После совещания осталась целая библиотека самых серьезных трудов, трудов, заключающихся в различных записках весьма компетентных лиц различных комиссий, которые выделило из себя сельскохозяйственное совещание; в трудах провинциальных комиссий, которые были потом систематизированы и по которым были составлены систематические своды.
Весь этот материал представляет собою богатые данные для всех исследований и даже для всяких научных исследований.
Затем из материалов этого сельскохозяйственного совещания всякий исследователь увидит, что в умах всех деятелей провинции того времени, т. е. 1903–1904 гг., бродила мысль о необходимости для предотвращения бедствий революции сделать некоторые реформы в духе времени. В сущности говоря, вот эта черта трудов комиссии и послужила истинным основанием к закрытию сельскохозяйственного совещания, как нечто грозящее существующему в то время государственному строю.
* Одновременно[6] с закрытием совещания о сельскохозяйственных нуждах указом было открыто новое совещание для разработки крестьянского вопроса под председательством Горемыкина большею частью из других членов одинакового с Горемыкиным пошиба, т. е. или «чего изволите?» или «за Царя, Православие и Народность», а в сущности за свое пузо, за свой карман и за свою карьеру.
Само собою разумеется, совещания при министерстве внутренних дел и Горемыкин ничем не кончились, ими никто и не интересовался. Наше совещание, закрытое, как революционный клуб, оставило по себе массу разработанного материала, который и теперь еще долго будет служить для различных экономических проектов. Это громадный вклад в экономическую литературу.
Затем, когда через полтора года началась революция, то само правительство по крестьянскому вопросу уже хотело пойти дальше того, что проектировало сельскохозяйственное совещание. Но уже оказалось мало. Несытое существо можно успокоить, давая пищу вовремя, но озверевшего от голода уже одною порциею пищи не успокоишь. Он хочет отомстить тем, которых правильно или неправильно, но считает своими мучителями.

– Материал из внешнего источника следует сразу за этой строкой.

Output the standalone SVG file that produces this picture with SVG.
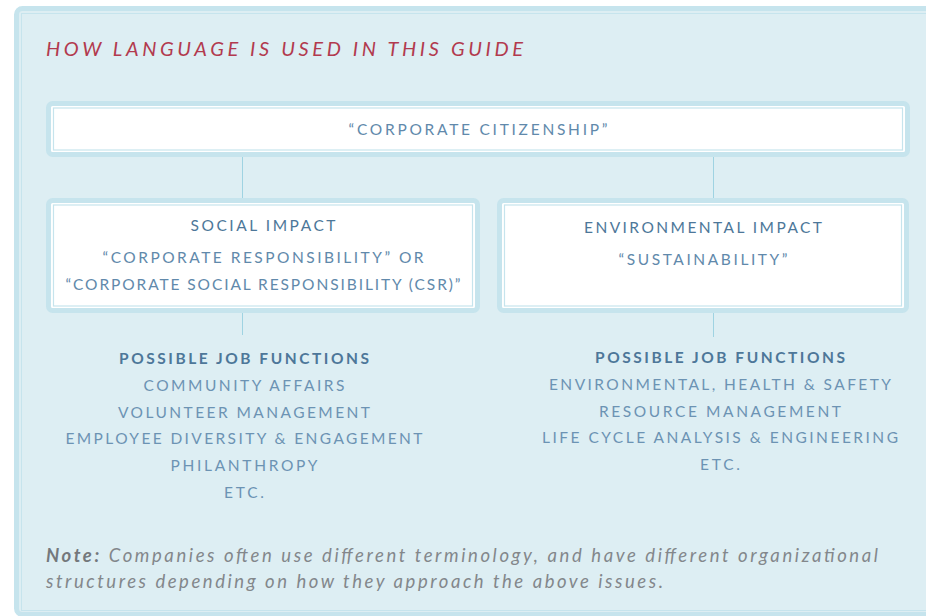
<svg xmlns="http://www.w3.org/2000/svg" width="926" height="616" viewBox="0 0 926 616">
<style>
.frame{fill:#ddeef3;stroke:#c6e4ed;stroke-width:5}
.thin{fill:none;stroke:#c6e4ed;stroke-width:1}
.box{fill:#ffffff;stroke:#c6e4ed;stroke-width:5}
.inner{fill:none;stroke:#c6e4ed;stroke-width:1.2}
.conn{stroke:#9fd3e2;stroke-width:1;fill:none}
text{font-family:Lato,"Liberation Sans",sans-serif}
.title{font-size:20px;font-style:italic;fill:#b23a4e}
.lbl{font-size:15.5px;fill:#6189ab;text-anchor:middle}
.head{font-size:15.5px;fill:#4d7799;text-anchor:middle}
.job{font-size:15.5px;fill:#4d7799;font-weight:bold;text-anchor:middle}
.item{font-size:15.5px;fill:#6c93b3;text-anchor:middle}
.note{font-size:18.5px;font-style:italic;fill:#83878b}
</style>
<rect width="926" height="616" fill="#ffffff"/>
<rect class="frame" x="16.5" y="8.5" width="960" height="606" rx="6"/>
<rect class="thin" x="21.5" y="13.5" width="960" height="597"/>
<text class="title" x="46" y="56" textLength="477" lengthAdjust="spacing">HOW LANGUAGE IS USED IN THIS GUIDE</text>
<g id="connectors">
<line class="conn" x1="242.5" y1="157" x2="242.5" y2="198"/>
<line class="conn" x1="713.5" y1="157" x2="713.5" y2="198"/>
<line class="conn" x1="242.5" y1="313" x2="242.5" y2="335"/>
<line class="conn" x1="713.5" y1="313" x2="713.5" y2="337"/>
</g>
<g id="corporate-citizenship">
<rect class="box" x="48.5" y="103.5" width="859" height="51" rx="4"/>
<rect class="inner" x="53.5" y="108" width="849" height="42"/>
<text class="lbl" x="478" y="135" textLength="259" lengthAdjust="spacing">“CORPORATE CITIZENSHIP”</text>
</g>
<g id="social-impact">
<rect class="box" x="48.5" y="200.5" width="429" height="110" rx="4"/>
<rect class="inner" x="53.5" y="205" width="419" height="101"/>
<text class="head" x="263" y="231" textLength="145" lengthAdjust="spacing">SOCIAL IMPACT</text>
<text class="lbl" x="263" y="263" textLength="321" lengthAdjust="spacing">“CORPORATE RESPONSIBILITY” OR</text>
<text class="lbl" x="263" y="290" textLength="395" lengthAdjust="spacing">“CORPORATE SOCIAL RESPONSIBILITY (CSR)”</text>
</g>
<g id="environmental-impact">
<rect class="box" x="499.5" y="200.5" width="407" height="110" rx="4"/>
<rect class="inner" x="504.5" y="205" width="397" height="101"/>
<text class="head" x="703" y="233" textLength="238" lengthAdjust="spacing">ENVIRONMENTAL IMPACT</text>
<text class="lbl" x="703" y="265" textLength="169" lengthAdjust="spacing">“SUSTAINABILITY”</text>
</g>
<g id="social-jobs">
<text class="job" x="244" y="364" textLength="250" lengthAdjust="spacing">POSSIBLE JOB FUNCTIONS</text>
<text class="item" x="244" y="391" textLength="201" lengthAdjust="spacing">COMMUNITY AFFAIRS</text>
<text class="item" x="244" y="418" textLength="252" lengthAdjust="spacing">VOLUNTEER MANAGEMENT</text>
<text class="item" x="244" y="444" textLength="357" lengthAdjust="spacing">EMPLOYEE DIVERSITY &amp; ENGAGEMENT</text>
<text class="item" x="244" y="471" textLength="147" lengthAdjust="spacing">PHILANTHROPY</text>
<text class="item" x="244" y="498" textLength="40" lengthAdjust="spacing">ETC.</text>
</g>
<g id="environmental-jobs">
<text class="job" x="720" y="363" textLength="250" lengthAdjust="spacing">POSSIBLE JOB FUNCTIONS</text>
<text class="item" x="720" y="390" textLength="342" lengthAdjust="spacing">ENVIRONMENTAL, HEALTH &amp; SAFETY</text>
<text class="item" x="720" y="417" textLength="242" lengthAdjust="spacing">RESOURCE MANAGEMENT</text>
<text class="item" x="720" y="443" textLength="356" lengthAdjust="spacing">LIFE CYCLE ANALYSIS &amp; ENGINEERING</text>
<text class="item" x="720" y="470" textLength="40" lengthAdjust="spacing">ETC.</text>
</g>
<text class="note" x="46" y="562" textLength="832" lengthAdjust="spacing"><tspan font-weight="bold" font-style="italic" fill="#74787c">Note:</tspan> Companies often use different terminology, and have different organizational</text>
<text class="note" x="46" y="588" textLength="617" lengthAdjust="spacing">structures depending on how they approach the above issues.</text>
</svg>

Все революции происходят от того, что правительства вовремя не удовлетворяют назревшие народные потребности. Они происходят от того, что правительства остаются глухими к народным нуждам.
Правительства могут игнорировать средства, которые предлагают для удовлетворения этих потребностей, но не могут безнаказанно не обращать внимания и издеваться над этими потребностями.

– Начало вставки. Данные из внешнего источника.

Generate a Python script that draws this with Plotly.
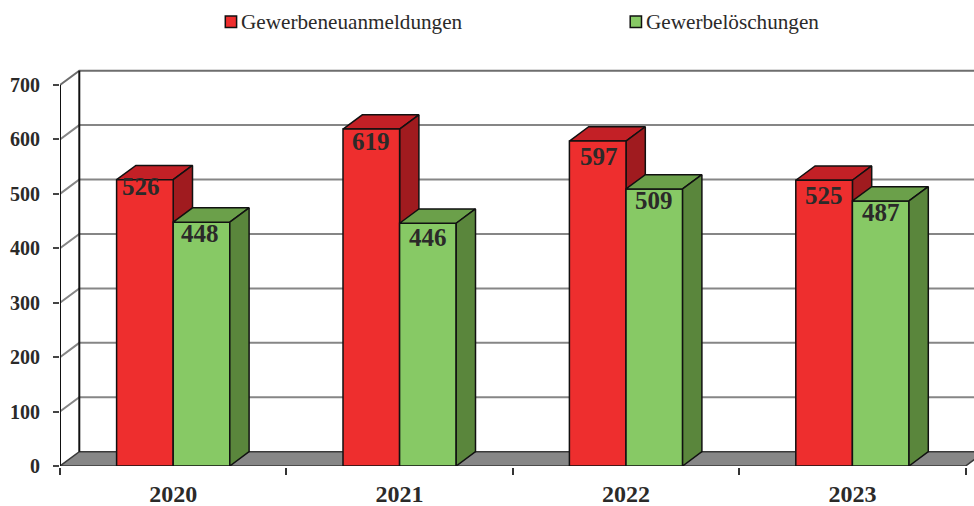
import plotly.graph_objects as go

years = ["2020", "2021", "2022", "2023"]
anmeldungen = [526, 619, 597, 525]
loeschungen = [448, 446, 509, 487]
y_ticks = [0, 100, 200, 300, 400, 500, 600, 700]
name_a = "Gewerbeneuanmeldungen"
name_b = "Gewerbelöschungen"

# small nudges of the value labels in px (x, y)
shift_a = [(-4, -7), (0, -12), (1, -15), (0, -15)]
shift_b = [(-2, -11), (0, -14), (0, -12), (0, -12)]

W, H = 974, 506
LEFT, TOP, BOTTOM = 60, 60, 466
PX_X = 226.4
PX_Y = 0.5443
DX = 19.3 / PX_X
DY = 14.3 / PX_Y
BW = 0.25
x_max = -0.5 + (W - LEFT) / PX_X
y_max = (BOTTOM - TOP) / PX_Y
INK = "#2b2a29"
F_SERIF = "Liberation Serif"
n = len(years)

fig = go.Figure()


def poly(xs, ys, fill, lc="#111111", lw=1.5, z=1):
    fig.add_trace(go.Scatter(x=xs, y=ys, mode="lines", fill="toself", fillcolor=fill,
                             line=dict(color=lc, width=lw), showlegend=False,
                             hoverinfo="skip", cliponaxis=False, zorder=z))


def line(xs, ys, color, lw, z=0):
    fig.add_trace(go.Scatter(x=xs, y=ys, mode="lines", line=dict(color=color, width=lw),
                             showlegend=False, hoverinfo="skip", cliponaxis=False, zorder=z))


x0 = -0.5
x1 = n - 0.5
# gridlines on side wall and back wall
for t in y_ticks[1:]:
    line([x0, x0 + DX, x1 + DX], [t, t + DY, t + DY],
         "#6e6e6e" if t == 700 else "#868686", 2)
# floor
poly([x0, x0 + DX, x1 + DX, x1, x0], [0, DY, DY, 0, 0], "#878787", lc="#3a3a3a", lw=1.5, z=0)
# wall edges and axis
line([x0 + DX, x0 + DX], [DY, 700 + DY], "#111111", 2)
line([x0, x0], [0, 700], "#111111", 2)


def faces(cx, v, top, side, z):
    l, r = cx - BW, cx
    poly([l, l + DX, r + DX, r, l], [v, v + DY, v + DY, v, v], top, z=z)
    poly([r, r + DX, r + DX, r, r], [v, v + DY, DY, 0, v], side, z=z)


for i in range(n):
    faces(i, anmeldungen[i], "#c32026", "#a01b1f", 1)
    faces(i + BW, loeschungen[i], "#6ba04a", "#5a863c", 3)

COLOR_A, COLOR_B = "#ee2e2e", "#87c965"
fig.add_trace(go.Bar(x=[i - BW / 2 for i in range(n)], y=anmeldungen, width=BW, name=name_a,
                     marker=dict(color=COLOR_A, line=dict(color="#111111", width=1.5)),
                     showlegend=False, hoverinfo="skip", zorder=2))
fig.add_trace(go.Bar(x=[i + BW / 2 for i in range(n)], y=loeschungen, width=BW, name=name_b,
                     marker=dict(color=COLOR_B, line=dict(color="#111111", width=1.5)),
                     showlegend=False, hoverinfo="skip", zorder=3))

for i in range(n):
    for cx, v, s in ((i - BW / 2, anmeldungen[i], shift_a[i]), (i + BW / 2, loeschungen[i], shift_b[i])):
        fig.add_annotation(x=cx, y=v, text=f"<b>{v}</b>", showarrow=False, xref="x", yref="y",
                           xanchor="center", yanchor="middle", xshift=s[0], yshift=s[1],
                           font=dict(family=F_SERIF, size=25, color=INK))


def px_x(p):
    return (p - LEFT) / (W - LEFT)


def px_y(p):
    return (BOTTOM - p) / (BOTTOM - TOP)


# legend: square key and label
for left, text_x, color, name in ((225.3, 241, COLOR_A, name_a), (630.2, 646, COLOR_B, name_b)):
    fig.add_shape(type="rect", xref="paper", yref="paper", x0=px_x(left), x1=px_x(left + 11.3),
                  y0=px_y(16), y1=px_y(27.5), fillcolor=color, line=dict(color="#111111", width=1.5))
    fig.add_annotation(x=px_x(text_x), y=px_y(22), xref="paper", yref="paper", text=name, showarrow=False,
                       xanchor="left", yanchor="middle", xshift=-2,
                       font=dict(family=F_SERIF, size=21.2, color=INK))

fig.update_layout(
    width=W, height=H, barmode="overlay", paper_bgcolor="white", plot_bgcolor="white",
    margin=dict(l=LEFT, r=0, t=TOP, b=H - BOTTOM, autoexpand=False),
    showlegend=False,
    xaxis=dict(range=[x0, x_max], tickmode="array", tickvals=list(range(n)), ticktext=years,
               ticks="", showgrid=False, zeroline=False, showline=True, linecolor="#111111", linewidth=2,
               ticklabelstandoff=5, tickfont=dict(family=F_SERIF, size=24, color=INK, weight="bold"),
               minor=dict(tickmode="array", tickvals=[i - 0.5 for i in range(n + 1)], ticks="outside",
                          ticklen=7, tickwidth=1.5, tickcolor="#333333", showgrid=False)),
    yaxis=dict(range=[0, y_max], tickmode="array", tickvals=y_ticks, ticks="outside", ticklen=6, tickwidth=1.5,
               tickcolor="#444444", showgrid=False, zeroline=False, showline=False, ticklabelstandoff=9,
               tickfont=dict(family=F_SERIF, size=20, color=INK, weight="bold")),
)
fig.write_html("out.html", config={"displayModeBar": False},
               post_script="document.body.style.margin='0';document.body.style.overflow='hidden';")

Между тем мы десятки лет высокопарно все манифестовали: «наша главная забота – это народные нужды, все наши помыслы стремятся, чтобы осчастливить крестьянство» и проч. и проч. Все это были и до сего времени представляют одни слова.
После Александра II дворцовое дворянство загнало крестьянство, а теперь крестьянство темное бросается на дворянство, не разбирая правых и виновных. Так создано человечество. Те, которые «милостью Божией» неограниченно царствуют, не должны допускать таких безумий, а коли допускают, то должны затем признать свои невольные ошибки.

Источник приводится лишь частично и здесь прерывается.